La Serrano, proprio come tutti noi rammendati, ha paura che continuare a vivere, a sorridere, a desiderare, a gioire, possa significare tradire la sorella, non scrivere di lei dimenticarla, non farla più esistere, dal momento che quando si consegna il corpo è non solo il momento più terribile, ma anche quello in cui tutto sembra finire. È per questa ragione, per continuare a fare esistere Margareta, ci racconta della loro infanzia, di loro due sempre legate come sorelle siamesi, vicine per età ma non per temperamento. Margareta era la più allegra, la più dinamica, la più avventurosa. Ci racconta di quell’infanzia che è la patria di tutti noi, e poi della giovinezza a Parigi, del Cile martoriato e di tutti quei corpi spariti di cui niente si sa ancora oggi. Ci racconta della malattia della sorella, del suo corpo mutilato e deformato, rivolgendosi a tutti coloro che sanno cosa significhi veder morire di cancro un familiare, una persona tanto cara e amata. Ci parla della scrittura e della letteratura come terapia e testimonianza, di come il passato non solo non muore mai, ma non è nemmeno passato.

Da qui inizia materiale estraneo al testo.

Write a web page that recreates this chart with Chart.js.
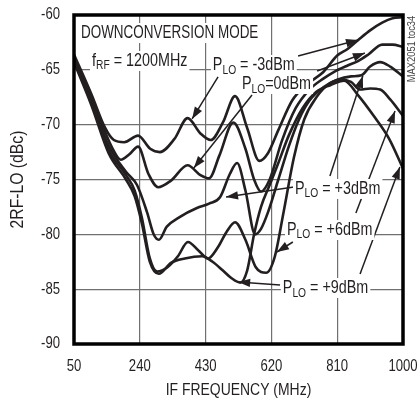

Nessun mantello può coprire il freddo della morte come credeva la signora Clara Sandovan, sarta e tessitrice, che cucì il mantello con il quale fu ricoperta la bara del figlio perché non sentisse freddo lì dove regna la Morte. Nessun mantello potrebbe tenere al caldo Margareta ormai, ma mantiene quello che col tempo diventa il tepore di un dolore costante, il dolore di quelli che restano, perché la persona in lutto è una persona malata, anche se per appartenenza comune il lutto non viene considerato una malattia. Marcela Serrano è ormai malata, e col suo linguaggio semplice, senza mai eccedere, anzi con una compostezza che a tratti inibisce empatia e commozione, ci racconta di quella malattia dalla quale non vuole guarire per non smettere di soffrire, perché soffrire significa mantenere viva la sorella. E fa di questo libro, di questi appunti sull’elaborazione del lutto, il diario di tutti noi Rammendati.